再び昨年の海外出張からの話題だが、6月に訪れたロンドンで、印象に残った展覧会の二つを紹介したい。ウェルカム・コレクションという変わった施設で、「SOUZOU: Outsider Art from Japan」という展覧会を見た(2013年3月〜6月)。タイトルは「創造」と「想像」をかけたもので、日本の知的障害者たちによる美術作品を紹介するものだ。「エイブル・アート」とも称されてよく見た作品に再会し、それらがヨーロッパの人々をも楽しませる力があることを確認した。また、ロンドンのヘイワード・ギャラリーでは「ALTERNATIVE GUIDE TO THE UNIVERSE」展を見た(2013年6月〜3月)。これは西洋と中国における同様の美術を紹介するもので、初めて見る刺激的な作品も多かった。こちらでは「self-taught artists」(独学の美術家)といういい方をする。ともあれ、ロンドンで東西のアウトサイダーを合わせて見る幸運に恵まれたわけだ。
この二つを見て、意外なことに気づいた。個人の内面を深く、深く、掘り下げるアウトサイダー・アートには、個人を超えた都市や建築に関する要素が、少なからずある。例えば、「SOUZOU」展に出品された勝部翔太の作品は、ビニール袋などの口をくくるためのカラフルな針金で作った、高さ数センチの小さな戦士の人形を300体ほど並べたものだ。それはまるで少年が夢見る戦士の都市をつくっていて、子どもも大人も見ていて飽きない。他方、「ALTERNATIVE GUIDE」展に出品されたフランスのマルセル・ストー(Marcel Storr)は、紙に色鉛筆で夢の大聖堂を描く。ただそればかり、延々と、繰り返す。その建物はサイケデリックな色彩で、遠近法にも重力にも縛られず、増殖し、結合し、あたかも現代建築の過激な都市計画のような姿へと展開する。アウトサイダーの建築は、精神の災害の後に続く、夢の復興といえるかもしれない。

●A2
今年1月に、かつて『日本近現代美術全史』と呼ばれていた本が、企画から10数年を経て、ついに刊行される。最終的に『美術の日本近現代史─制度・言説・造型』(東京美術)というタイトルになった。北澤憲昭、佐藤道信、森仁史が編集委員となり、「全史」すなわち、歴史の全てではなく、歴史の全体をまとめるものとして、日本の近現代美術史を総括するという試みを行なった。千頁近くの分量で、価格も相当なものだが、美術に関心がある者であれば資料として手元に置いておくべき本であろう。

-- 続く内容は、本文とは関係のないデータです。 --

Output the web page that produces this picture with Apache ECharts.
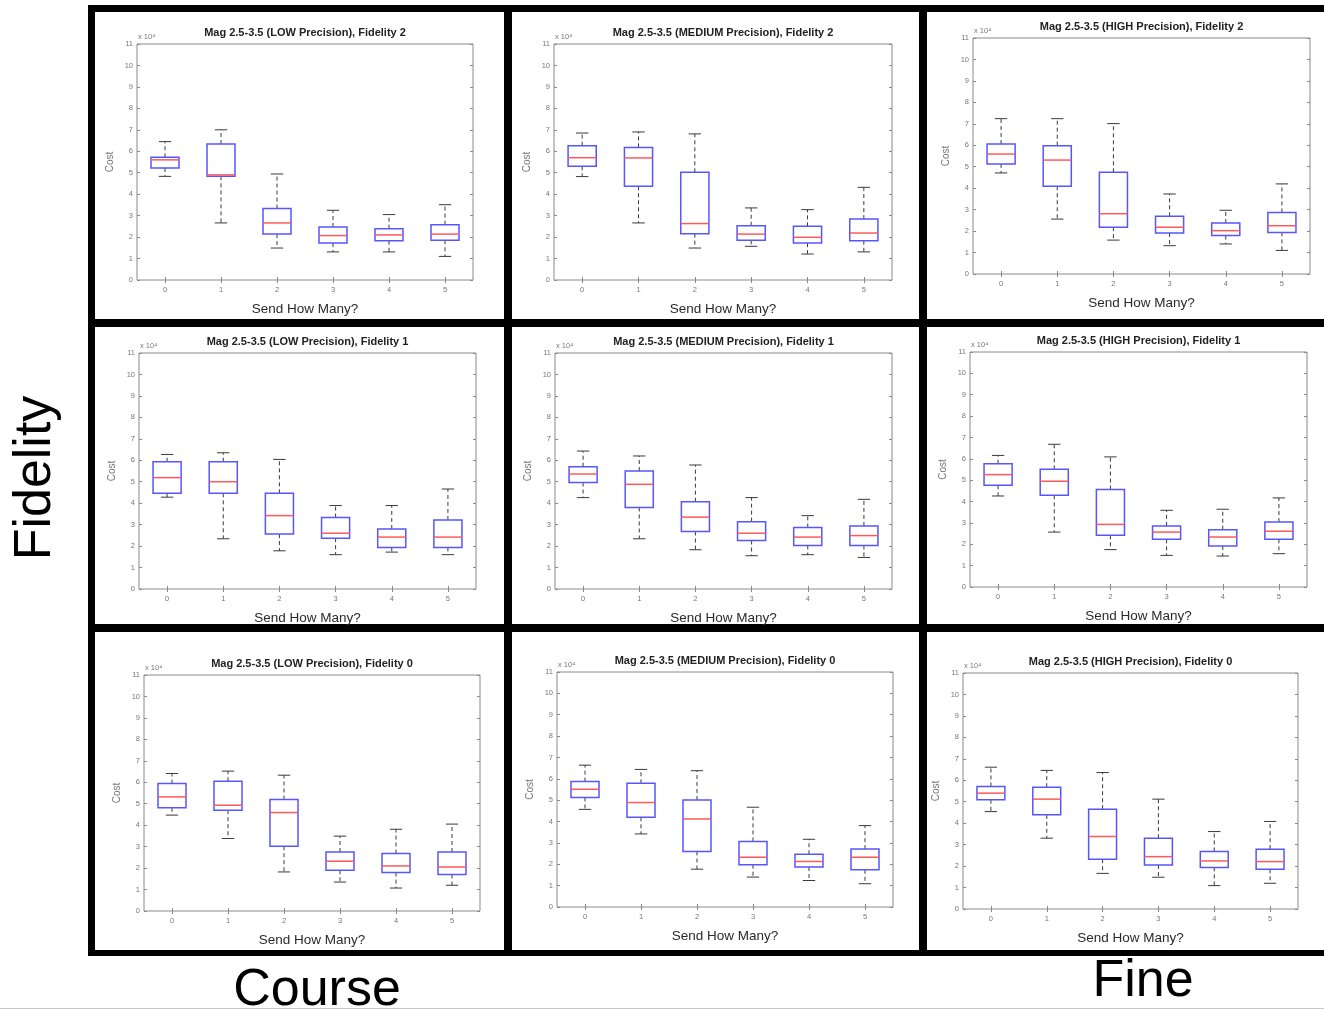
<!DOCTYPE html>
<html>
<head>
<meta charset="utf-8">
<title>Send How Many - Cost boxplots</title>
<script src="https://cdn.jsdelivr.net/npm/echarts@6/dist/echarts.min.js"></script>
<style>
  html, body { margin: 0; padding: 0; background: #fff; }
  #main { width: 1324px; height: 1010px; }
</style>
</head>
<body>
<div id="main"></div>
<script>
// categories on the x axis
var categories = ['0', '1', '2', '3', '4', '5'];

// each row: [lower whisker, q1, median, q3, upper whisker]  (Cost, x 10^4)
var lowFid2 = [[4.83, 5.22, 5.60, 5.72, 6.45], [2.66, 4.83, 4.90, 6.34, 7.00], [1.49, 2.14, 2.66, 3.33, 4.94],
               [1.31, 1.72, 2.07, 2.47, 3.25], [1.31, 1.83, 2.10, 2.39, 3.05], [1.10, 1.85, 2.14, 2.58, 3.51]];
var medFid2 = [[4.82, 5.30, 5.70, 6.26, 6.85], [2.66, 4.37, 5.69, 6.18, 6.90], [1.49, 2.16, 2.63, 5.02, 6.81],
               [1.57, 1.85, 2.14, 2.53, 3.36], [1.21, 1.72, 1.99, 2.50, 3.28], [1.31, 1.83, 2.19, 2.84, 4.32]];
var highFid2 = [[4.71, 5.13, 5.59, 6.06, 7.24], [2.56, 4.09, 5.31, 5.98, 7.24], [1.58, 2.18, 2.81, 4.74, 7.01],
                [1.32, 1.91, 2.18, 2.69, 3.73], [1.40, 1.79, 2.02, 2.38, 2.97], [1.10, 1.94, 2.25, 2.87, 4.20]];
var lowFid1 = [[4.28, 4.46, 5.19, 5.93, 6.27], [2.34, 4.46, 5.00, 5.93, 6.35], [1.78, 2.56, 3.42, 4.46, 6.04],
               [1.60, 2.37, 2.60, 3.33, 3.89], [1.72, 1.94, 2.42, 2.80, 3.89], [1.60, 1.94, 2.42, 3.22, 4.66]];
var medFid1 = [[4.26, 4.96, 5.36, 5.70, 6.43], [2.34, 3.80, 4.88, 5.50, 6.20], [1.83, 2.68, 3.35, 4.07, 5.78],
               [1.55, 2.26, 2.60, 3.14, 4.26], [1.60, 2.03, 2.42, 2.87, 3.42], [1.47, 2.03, 2.49, 2.94, 4.18]];
var highFid1 = [[4.26, 4.76, 5.26, 5.77, 6.16], [2.57, 4.29, 4.95, 5.51, 6.68], [1.75, 2.42, 2.93, 4.56, 6.09],
                [1.48, 2.23, 2.57, 2.86, 3.59], [1.45, 1.92, 2.34, 2.68, 3.64], [1.56, 2.23, 2.61, 3.04, 4.17]];
var lowFid0 = [[4.47, 4.81, 5.32, 5.94, 6.41], [3.38, 4.70, 4.93, 6.05, 6.52], [1.82, 3.02, 4.59, 5.20, 6.33],
               [1.35, 1.90, 2.32, 2.75, 3.49], [1.07, 1.79, 2.10, 2.68, 3.81], [1.20, 1.70, 2.05, 2.75, 4.05]];
var medFid0 = [[4.57, 5.13, 5.51, 5.87, 6.64], [3.42, 4.20, 4.89, 5.79, 6.44], [1.77, 2.60, 4.12, 5.01, 6.38],
               [1.40, 1.98, 2.33, 3.07, 4.67], [1.24, 1.87, 2.13, 2.47, 3.17], [1.09, 1.74, 2.33, 2.71, 3.81]];
var highFid0 = [[4.54, 5.09, 5.40, 5.71, 6.61], [3.30, 4.39, 5.12, 5.68, 6.46], [1.66, 2.32, 3.38, 4.65, 6.36],
                [1.48, 2.05, 2.44, 3.30, 5.12], [1.09, 1.94, 2.24, 2.68, 3.61], [1.20, 1.85, 2.21, 2.79, 4.08]];

var precisions = ['LOW', 'MEDIUM', 'HIGH'];
var fidelities = [2, 1, 0];
var panelData = [lowFid2, medFid2, highFid2, lowFid1, medFid1, highFid1, lowFid0, medFid0, highFid0];

// plot area of each panel [left, top, width, height]
var layout = [
  [137, 44, 336, 236], [554, 44, 338, 236], [973, 38, 337, 236],
  [139, 353, 337, 236], [555, 353, 337, 236], [970, 352, 337, 235],
  [144, 675, 336, 236], [557, 672, 336, 235], [963, 673, 335, 236]
];

var FONT = '"Liberation Sans", Arial, sans-serif';
var frameColor = '#8a8a8a';
var labelColor = '#777';

function renderBox(params, api) {
  var x = api.value(0);
  var lo = api.coord([x, api.value(1)]);
  var q1 = api.coord([x, api.value(2)]);
  var med = api.coord([x, api.value(3)]);
  var q3 = api.coord([x, api.value(4)]);
  var hi = api.coord([x, api.value(5)]);
  var band = api.size([1, 0])[0];
  var cx = lo[0];
  var bw = band * 0.5, cw = band * 0.22;
  var whisker = { stroke: '#3a3a3a', lineWidth: 1, lineDash: [4, 3] };
  var cap = { stroke: '#3a3a3a', lineWidth: 1 };
  return {
    type: 'group',
    children: [
      { type: 'line', shape: { x1: cx, y1: q3[1], x2: cx, y2: hi[1] }, style: whisker },
      { type: 'line', shape: { x1: cx, y1: q1[1], x2: cx, y2: lo[1] }, style: whisker },
      { type: 'line', shape: { x1: cx - cw / 2, y1: hi[1], x2: cx + cw / 2, y2: hi[1] }, style: cap },
      { type: 'line', shape: { x1: cx - cw / 2, y1: lo[1], x2: cx + cw / 2, y2: lo[1] }, style: cap },
      { type: 'rect', shape: { x: cx - bw / 2, y: q3[1], width: bw, height: q1[1] - q3[1] },
        style: { fill: null, stroke: '#5656ff', lineWidth: 1.5 } },
      { type: 'line', shape: { x1: cx - bw / 2, y1: med[1], x2: cx + bw / 2, y2: med[1] },
        style: { stroke: '#ff5a5a', lineWidth: 1.5 } }
    ]
  };
}

var grids = [], xAxes = [], yAxes = [], series = [], graphics = [];

panelData.forEach(function (rows, i) {
  var g = layout[i];
  grids.push({ left: g[0], top: g[1], width: g[2], height: g[3], show: true,
    borderColor: frameColor, borderWidth: 1, backgroundColor: 'transparent' });

  var tick = { show: true, inside: true, length: 3, alignWithLabel: true, lineStyle: { color: frameColor } };
  xAxes.push({
    gridIndex: i, type: 'category', data: categories, boundaryGap: true,
    axisLine: { show: false }, axisTick: tick, splitLine: { show: false },
    axisLabel: { fontSize: 7.5, color: labelColor, margin: 6, fontFamily: FONT },
    name: 'Send How Many?', nameLocation: 'middle', nameGap: 22,
    nameTextStyle: { fontSize: 13.5, color: '#2a2a2a', fontFamily: FONT }
  });
  xAxes.push({
    gridIndex: i, type: 'category', data: categories, position: 'top', boundaryGap: true,
    axisLine: { show: false }, axisTick: tick, axisLabel: { show: false }, splitLine: { show: false }
  });
  yAxes.push({
    gridIndex: i, type: 'value', min: 0, max: 11, interval: 1,
    axisLine: { show: false }, axisTick: { show: true, inside: true, length: 3, lineStyle: { color: frameColor } },
    splitLine: { show: false },
    axisLabel: { fontSize: 7.5, color: labelColor, margin: 4, fontFamily: FONT },
    name: 'Cost', nameLocation: 'middle', nameGap: 22,
    nameTextStyle: { fontSize: 10, color: labelColor, fontFamily: FONT }
  });
  yAxes.push({
    gridIndex: i, type: 'value', min: 0, max: 11, interval: 1, position: 'right',
    axisLine: { show: false }, axisTick: { show: true, inside: true, length: 3, lineStyle: { color: frameColor } },
    axisLabel: { show: false }, splitLine: { show: false }
  });

  series.push({
    type: 'custom', xAxisIndex: 2 * i, yAxisIndex: 2 * i,
    renderItem: renderBox,
    encode: { x: 0, y: [1, 2, 3, 4, 5] },
    data: rows.map(function (r, k) { return [k].concat(r); }),
    silent: true
  });

  // panel title
  graphics.push({
    type: 'text', x: g[0] + g[2] / 2, y: g[1] - 11,
    style: { text: 'Mag 2.5-3.5 (' + precisions[i % 3] + ' Precision), Fidelity ' + fidelities[Math.floor(i / 3)],
      font: 'bold 11px ' + FONT, fill: '#222', align: 'center', verticalAlign: 'middle' }
  });
  // exponent note
  graphics.push({
    type: 'text', x: g[0] + 1, y: g[1] - 7,
    style: { text: 'x 10⁴', font: '7.5px ' + FONT, fill: labelColor, align: 'left', verticalAlign: 'middle' }
  });
});

// heavy black frame of the 3x3 layout
var black = { fill: '#000' };
[
  [88, 5, 7, 951], [504, 5, 8, 951], [919, 5, 8, 951],
  [88, 5, 1236, 7], [88, 319, 1236, 8], [88, 624, 1236, 8], [88, 950, 1236, 6]
].forEach(function (r) {
  graphics.push({ type: 'rect', shape: { x: r[0], y: r[1], width: r[2], height: r[3] }, style: black });
});
graphics.push({ type: 'rect', shape: { x: 0, y: 1008, width: 1324, height: 1 }, style: { fill: '#c8c8c8' } });

// outer labels
graphics.push({ type: 'text', x: 317, y: 991,
  style: { text: 'Course', font: '52px ' + FONT, fill: '#000', align: 'center', verticalAlign: 'middle' } });
graphics.push({ type: 'text', x: 1143, y: 982,
  style: { text: 'Fine', font: '52px ' + FONT, fill: '#000', align: 'center', verticalAlign: 'middle' } });
graphics.push({ type: 'text', x: 36, y: 478, rotation: Math.PI / 2,
  style: { text: 'Fidelity', font: '52px ' + FONT, fill: '#000', align: 'center', verticalAlign: 'middle' } });

var myChart = echarts.init(document.getElementById('main'));
myChart.setOption({
  animation: false,
  backgroundColor: '#fff',
  grid: grids,
  xAxis: xAxes,
  yAxis: yAxes,
  series: series,
  graphic: graphics
});
</script>
</body>
</html>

また、4月には小学館『日本美術全集』の17巻「前衛とモダン」、年明けには同18巻「戦争と美術」が刊行される。紙の美術全集としてはおそらく最後となるものであり、2010年代の美術史家たちがスタンダードとして認める作品を、大きな図版で収録している。
今年は、そのほかの共著にも関わらせていただいている。しかし、これからは自身の研究を深めることにも注力したい。今後の数年間には、拙著『前衛の遺伝子』(ブリュッケ、2012年)のサイド・ストーリー、続編、そしてスピン・オフの番外編、といった本を、書いていくつもりである。もっと大きな視点で、もっと面白いネタを取りあげてみたい。